When someone gets appointed CEO of a major company, there are usually a number of hopefuls who are passed over. If they’re internal executives, the snub likely stings, but they also become attractive candidates for other companies looking for a leader — especially since they’re unlikely to land the top job at their current employer any time soon.
Here are some execs who lost out on, or got pushed out of, the top job at one company, only to rise at another, making their former employer think twice about the decision it made.
David Cote, CEO of Honeywell
Of the executives who lost out to Jeff Immelt in the race to succeed Jack Welch at General Electric, Cote has been the most successful. He’s actually outperformed Immelt as the head of Honeywell, a large defence contractor, where he’s created a tightly streamlined corporation out of what was a random group of companies.
Jamie Dimon, CEO of JPMorgan Chase
Along with his mentor, then CEO Sandy Weill, Dimon built CitiGroup into a massive behemoth in the 1990s. He was widely expected to succeed Weill as CEO of the company, but depending on which account you listen to, he either wanted it too soon or started butting heads on other issues. Dimon went on to lead Bank One, which was bought by JPMorgan, and eventually became CEO of that bank. Though the company’s been in trouble lately, it weathered the financial crisis better than other major banks.
Jack Dorsey, CEO of Square
Dorsey was pushed out of his role as CEO of Twitter in 2008 in favour of Evan Williams, who later passed the job to current CEO Dick Costolo. After seeing his role reduced, Dorsey went on to found Square, now valued at over $US3 billion. He returned as Twitter’s executive chairman in 2011.
Mickey Drexler, CEO of J. Crew
After being widely credited with Gap’s rise to ubiquity in the 1990s, Drexler was suddenly fired by the company’s founder. J. Crew rapidly snapped Drexler up, and he’s been incredibly successful there. Gap, on the other hand, has struggled significantly.
Marissa Mayer, CEO of Yahoo
Mayer was a highly visible and influential early employee of Google. But over time, she started to get pushed out of the center of power, losing her overarching responsibility for search, all of Google’s consumer-facing products, and her seat on a council of executives that met with the company’s CEO. When Yahoo needed a new CEO, she made the leap, made big-ticket acquisitions of companies like Tumblr, and has seen the stock rise significantly.
James McNerney, CEO of Boeing
McNerney may not have won the CEO job at GE, but he’s gone on to lead two other legendary companies. He was CEO of industrial powerhouse 3M for four years until Boeing, the world’s second-largest defence and aerospace contractor, poached him for the top role in 2005.
Tom Rutledge, CEO of Charter
Rutledge spent a good number of his 34 years in the cable industry at Time Warner Cable, eventually rising to become its President. He was passed over in 2001 for the CEO job in favour of Glenn Britt, who only recently stepped down. Rutledge is now the CEO of Charter, which recently took over Cablevision, and is in the middle of an aggressive bid for the company that originally snubbed him.

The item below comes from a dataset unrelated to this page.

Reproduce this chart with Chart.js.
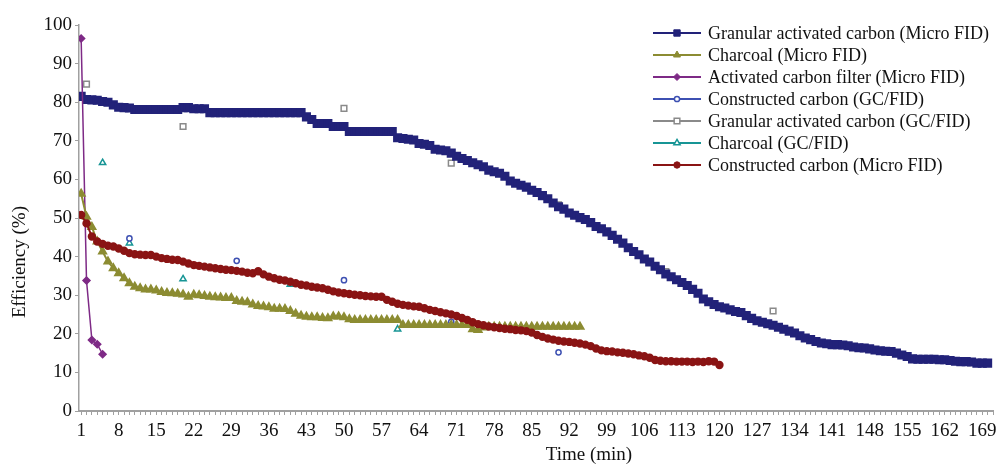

Ron Sugar, former CEO of Northrup Grumman
When Sugar lost out on the top job at automotive and aerospace company TRW, he left to take the No. 2 position at defence giant Northrup Grumman. Not long after that move, the man he lost the job to at TRW quit, sending the stock price way down. That allowed Northrop to buy TRW out, and Sugar ended up leading the combined company for six years.